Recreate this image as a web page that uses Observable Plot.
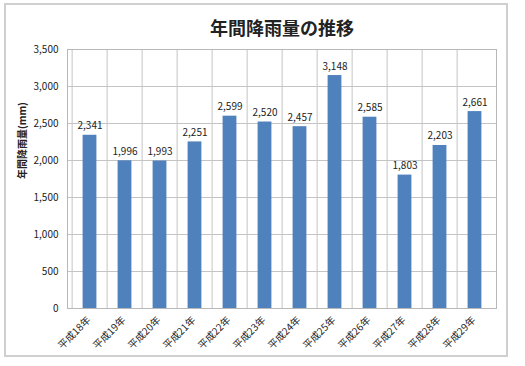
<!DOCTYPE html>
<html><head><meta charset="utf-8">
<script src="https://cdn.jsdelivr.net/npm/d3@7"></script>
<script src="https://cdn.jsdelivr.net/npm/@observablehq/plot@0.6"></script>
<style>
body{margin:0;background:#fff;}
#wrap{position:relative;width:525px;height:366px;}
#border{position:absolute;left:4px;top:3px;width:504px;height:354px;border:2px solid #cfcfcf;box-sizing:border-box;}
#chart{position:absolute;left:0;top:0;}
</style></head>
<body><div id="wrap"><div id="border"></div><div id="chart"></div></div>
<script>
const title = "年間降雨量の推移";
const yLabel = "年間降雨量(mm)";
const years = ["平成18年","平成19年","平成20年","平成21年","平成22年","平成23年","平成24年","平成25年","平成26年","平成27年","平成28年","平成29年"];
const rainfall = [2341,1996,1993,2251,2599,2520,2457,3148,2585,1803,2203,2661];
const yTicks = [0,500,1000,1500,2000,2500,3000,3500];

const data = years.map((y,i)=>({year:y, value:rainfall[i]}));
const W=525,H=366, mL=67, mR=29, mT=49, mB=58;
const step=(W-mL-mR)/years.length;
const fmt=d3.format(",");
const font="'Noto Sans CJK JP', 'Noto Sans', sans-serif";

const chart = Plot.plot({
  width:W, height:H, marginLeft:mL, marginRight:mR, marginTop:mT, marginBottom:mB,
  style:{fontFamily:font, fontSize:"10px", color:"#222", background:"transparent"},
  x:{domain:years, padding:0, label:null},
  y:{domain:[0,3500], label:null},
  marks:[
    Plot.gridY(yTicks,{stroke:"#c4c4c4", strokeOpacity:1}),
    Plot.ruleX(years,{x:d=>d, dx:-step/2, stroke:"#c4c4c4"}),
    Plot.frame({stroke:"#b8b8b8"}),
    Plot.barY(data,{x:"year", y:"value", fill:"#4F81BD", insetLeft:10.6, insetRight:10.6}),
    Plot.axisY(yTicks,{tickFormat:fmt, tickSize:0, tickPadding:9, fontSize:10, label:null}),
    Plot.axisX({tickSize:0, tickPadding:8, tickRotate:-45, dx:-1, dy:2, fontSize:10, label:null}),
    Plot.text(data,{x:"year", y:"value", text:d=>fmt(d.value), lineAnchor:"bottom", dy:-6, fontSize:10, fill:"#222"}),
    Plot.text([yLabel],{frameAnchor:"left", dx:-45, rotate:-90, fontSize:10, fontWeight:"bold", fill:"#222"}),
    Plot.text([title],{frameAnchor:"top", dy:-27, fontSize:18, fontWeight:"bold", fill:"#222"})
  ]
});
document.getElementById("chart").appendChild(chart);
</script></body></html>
■ ■ ■ ■ ■ ■ ■
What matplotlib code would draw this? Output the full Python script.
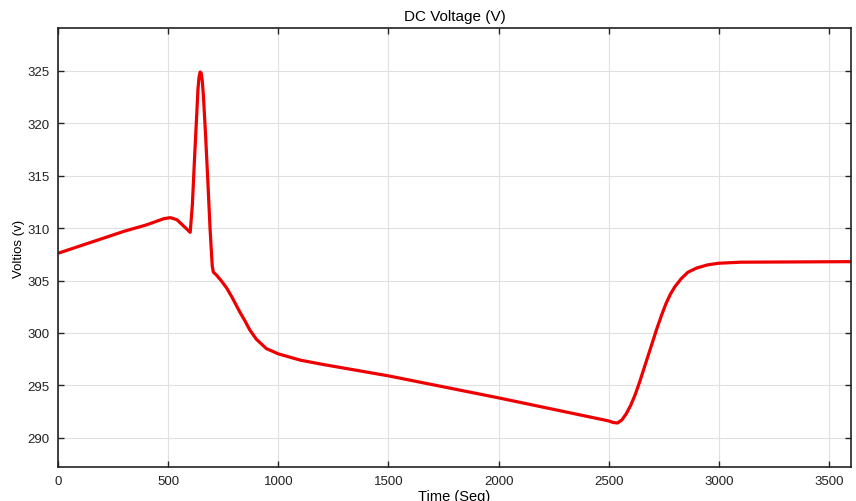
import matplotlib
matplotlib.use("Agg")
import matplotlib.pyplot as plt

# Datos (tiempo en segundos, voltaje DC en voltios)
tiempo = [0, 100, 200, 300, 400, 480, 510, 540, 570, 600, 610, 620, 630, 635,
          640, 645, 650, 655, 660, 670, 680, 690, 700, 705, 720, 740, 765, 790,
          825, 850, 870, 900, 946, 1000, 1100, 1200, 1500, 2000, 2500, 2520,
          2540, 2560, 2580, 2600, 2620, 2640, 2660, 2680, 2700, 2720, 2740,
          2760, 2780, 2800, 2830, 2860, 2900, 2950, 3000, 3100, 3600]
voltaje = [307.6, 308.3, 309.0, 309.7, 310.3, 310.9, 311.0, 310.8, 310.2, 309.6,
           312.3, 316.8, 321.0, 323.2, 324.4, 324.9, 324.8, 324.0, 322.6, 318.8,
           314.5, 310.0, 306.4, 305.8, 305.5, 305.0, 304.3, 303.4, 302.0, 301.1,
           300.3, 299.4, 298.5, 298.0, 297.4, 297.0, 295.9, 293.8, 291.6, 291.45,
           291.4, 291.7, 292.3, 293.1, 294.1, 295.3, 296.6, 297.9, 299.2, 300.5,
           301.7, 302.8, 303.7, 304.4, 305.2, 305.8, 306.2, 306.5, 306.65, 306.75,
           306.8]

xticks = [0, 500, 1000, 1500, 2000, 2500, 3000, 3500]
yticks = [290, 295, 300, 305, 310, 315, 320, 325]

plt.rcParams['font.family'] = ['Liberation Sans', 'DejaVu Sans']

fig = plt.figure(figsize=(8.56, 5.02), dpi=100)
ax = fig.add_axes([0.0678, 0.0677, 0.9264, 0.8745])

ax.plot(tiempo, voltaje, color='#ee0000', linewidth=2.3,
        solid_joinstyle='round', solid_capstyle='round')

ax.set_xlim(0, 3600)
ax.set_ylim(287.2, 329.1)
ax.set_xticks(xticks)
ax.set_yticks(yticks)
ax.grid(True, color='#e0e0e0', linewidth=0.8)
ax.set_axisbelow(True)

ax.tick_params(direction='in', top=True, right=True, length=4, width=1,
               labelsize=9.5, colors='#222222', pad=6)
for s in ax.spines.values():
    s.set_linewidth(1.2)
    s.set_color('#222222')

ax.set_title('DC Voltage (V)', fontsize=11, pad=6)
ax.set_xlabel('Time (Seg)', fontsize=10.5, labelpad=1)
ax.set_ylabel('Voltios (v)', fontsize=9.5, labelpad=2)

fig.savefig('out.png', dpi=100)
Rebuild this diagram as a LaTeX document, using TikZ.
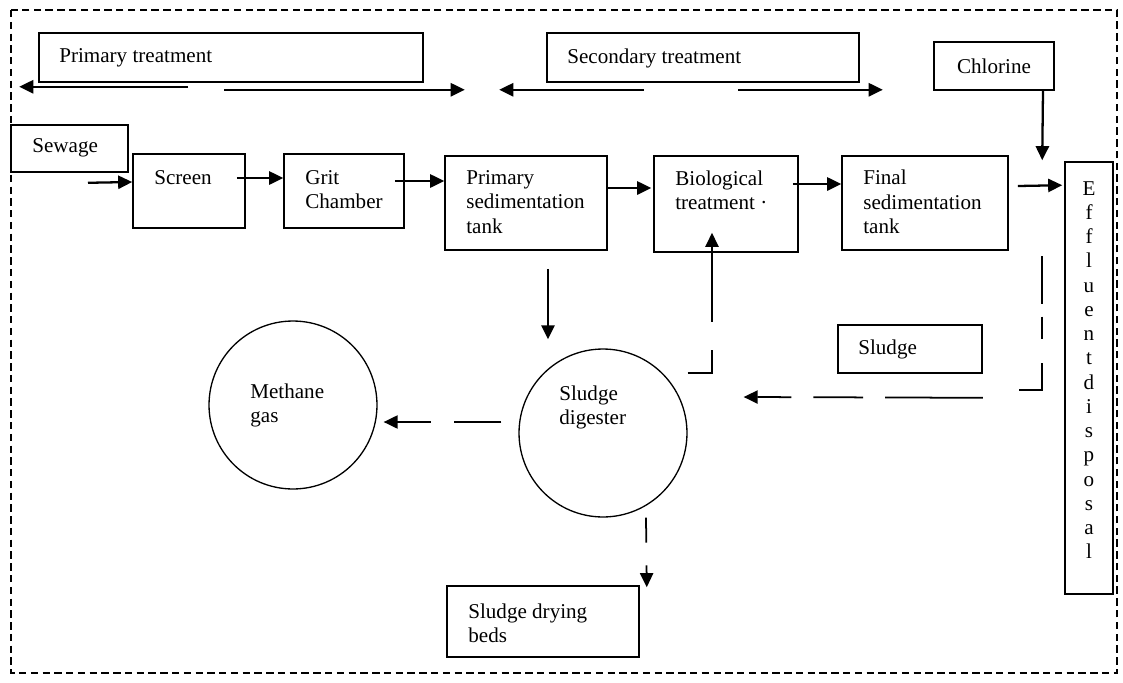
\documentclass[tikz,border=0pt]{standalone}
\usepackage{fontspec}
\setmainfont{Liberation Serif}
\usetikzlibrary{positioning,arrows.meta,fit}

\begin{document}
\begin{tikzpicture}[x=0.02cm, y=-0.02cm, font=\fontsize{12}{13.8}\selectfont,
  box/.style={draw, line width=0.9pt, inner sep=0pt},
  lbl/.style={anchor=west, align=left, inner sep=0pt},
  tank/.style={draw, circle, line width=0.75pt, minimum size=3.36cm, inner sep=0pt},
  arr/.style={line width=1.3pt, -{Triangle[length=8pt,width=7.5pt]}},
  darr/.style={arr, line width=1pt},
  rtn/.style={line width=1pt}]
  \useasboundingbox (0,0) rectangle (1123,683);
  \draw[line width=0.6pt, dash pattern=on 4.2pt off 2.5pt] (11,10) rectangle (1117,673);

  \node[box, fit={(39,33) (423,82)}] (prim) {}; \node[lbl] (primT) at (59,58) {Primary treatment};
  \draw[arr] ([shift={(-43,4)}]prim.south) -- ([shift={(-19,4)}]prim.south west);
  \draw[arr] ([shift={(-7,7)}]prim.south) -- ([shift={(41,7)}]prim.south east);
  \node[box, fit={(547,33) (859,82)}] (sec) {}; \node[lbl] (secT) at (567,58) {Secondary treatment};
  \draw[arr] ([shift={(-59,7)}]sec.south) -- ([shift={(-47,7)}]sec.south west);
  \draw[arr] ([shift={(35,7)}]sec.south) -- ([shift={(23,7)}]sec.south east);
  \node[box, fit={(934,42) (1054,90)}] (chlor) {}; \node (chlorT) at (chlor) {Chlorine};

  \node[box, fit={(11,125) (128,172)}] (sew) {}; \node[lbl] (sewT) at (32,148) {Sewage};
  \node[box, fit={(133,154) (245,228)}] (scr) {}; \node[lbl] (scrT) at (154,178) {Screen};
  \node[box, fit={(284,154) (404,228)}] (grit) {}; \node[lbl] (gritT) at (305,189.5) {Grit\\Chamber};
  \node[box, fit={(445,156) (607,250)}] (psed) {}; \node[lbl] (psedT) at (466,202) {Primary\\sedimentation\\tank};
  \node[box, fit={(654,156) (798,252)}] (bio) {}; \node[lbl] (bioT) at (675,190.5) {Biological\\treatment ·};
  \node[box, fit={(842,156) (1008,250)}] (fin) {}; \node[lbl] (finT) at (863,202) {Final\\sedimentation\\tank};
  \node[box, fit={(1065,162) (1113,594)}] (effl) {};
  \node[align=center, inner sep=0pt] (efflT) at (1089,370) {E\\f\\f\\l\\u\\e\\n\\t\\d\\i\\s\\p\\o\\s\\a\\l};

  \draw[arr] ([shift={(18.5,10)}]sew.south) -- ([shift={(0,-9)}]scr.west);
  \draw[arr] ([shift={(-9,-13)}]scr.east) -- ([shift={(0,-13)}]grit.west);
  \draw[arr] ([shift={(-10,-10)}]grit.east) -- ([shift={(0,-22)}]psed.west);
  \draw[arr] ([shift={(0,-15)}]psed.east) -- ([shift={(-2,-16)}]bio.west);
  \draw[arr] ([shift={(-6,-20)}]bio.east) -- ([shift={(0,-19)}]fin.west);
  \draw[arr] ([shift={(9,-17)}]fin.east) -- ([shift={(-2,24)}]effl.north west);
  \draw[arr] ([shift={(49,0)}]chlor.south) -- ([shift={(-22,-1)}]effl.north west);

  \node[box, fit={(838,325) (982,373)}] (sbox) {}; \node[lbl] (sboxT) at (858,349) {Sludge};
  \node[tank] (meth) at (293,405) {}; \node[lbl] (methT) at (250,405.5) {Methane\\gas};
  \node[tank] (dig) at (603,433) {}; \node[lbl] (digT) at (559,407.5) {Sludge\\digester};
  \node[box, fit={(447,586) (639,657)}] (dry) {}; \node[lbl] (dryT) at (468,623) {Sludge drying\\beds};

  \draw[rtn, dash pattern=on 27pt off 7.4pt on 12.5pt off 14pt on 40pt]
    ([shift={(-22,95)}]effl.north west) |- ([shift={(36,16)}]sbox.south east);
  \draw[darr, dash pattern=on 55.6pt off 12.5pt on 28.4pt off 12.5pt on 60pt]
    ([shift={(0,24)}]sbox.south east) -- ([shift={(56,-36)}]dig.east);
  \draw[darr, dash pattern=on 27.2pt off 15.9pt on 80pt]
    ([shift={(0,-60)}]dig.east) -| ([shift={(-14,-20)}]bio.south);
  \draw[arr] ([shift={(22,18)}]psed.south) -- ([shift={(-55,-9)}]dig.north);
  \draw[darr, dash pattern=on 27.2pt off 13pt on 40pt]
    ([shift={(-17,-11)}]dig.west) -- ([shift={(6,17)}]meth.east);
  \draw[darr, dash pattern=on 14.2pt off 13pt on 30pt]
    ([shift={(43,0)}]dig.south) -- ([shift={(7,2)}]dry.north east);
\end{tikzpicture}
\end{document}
■ ■ ■ ■ ■ ■ ■
WHAT THE TASK REQUIRES: Nothing but the lines from the one with "Rebuild this diagram" down to the one with "(11,10) rectangle (1117,673);" should be printed, both of them included. Leave out the pictures.

ANSWER BELOW:
Rebuild this diagram as a LaTeX document, using TikZ.
\documentclass[tikz,border=0pt]{standalone}
\usepackage{fontspec}
\setmainfont{Liberation Serif}
\usetikzlibrary{positioning,arrows.meta,fit}

\begin{document}
\begin{tikzpicture}[x=0.02cm, y=-0.02cm, font=\fontsize{12}{13.8}\selectfont,
  box/.style={draw, line width=0.9pt, inner sep=0pt},
  lbl/.style={anchor=west, align=left, inner sep=0pt},
  tank/.style={draw, circle, line width=0.75pt, minimum size=3.36cm, inner sep=0pt},
  arr/.style={line width=1.3pt, -{Triangle[length=8pt,width=7.5pt]}},
  darr/.style={arr, line width=1pt},
  rtn/.style={line width=1pt}]
  \useasboundingbox (0,0) rectangle (1123,683);
  \draw[line width=0.6pt, dash pattern=on 4.2pt off 2.5pt] (11,10) rectangle (1117,673);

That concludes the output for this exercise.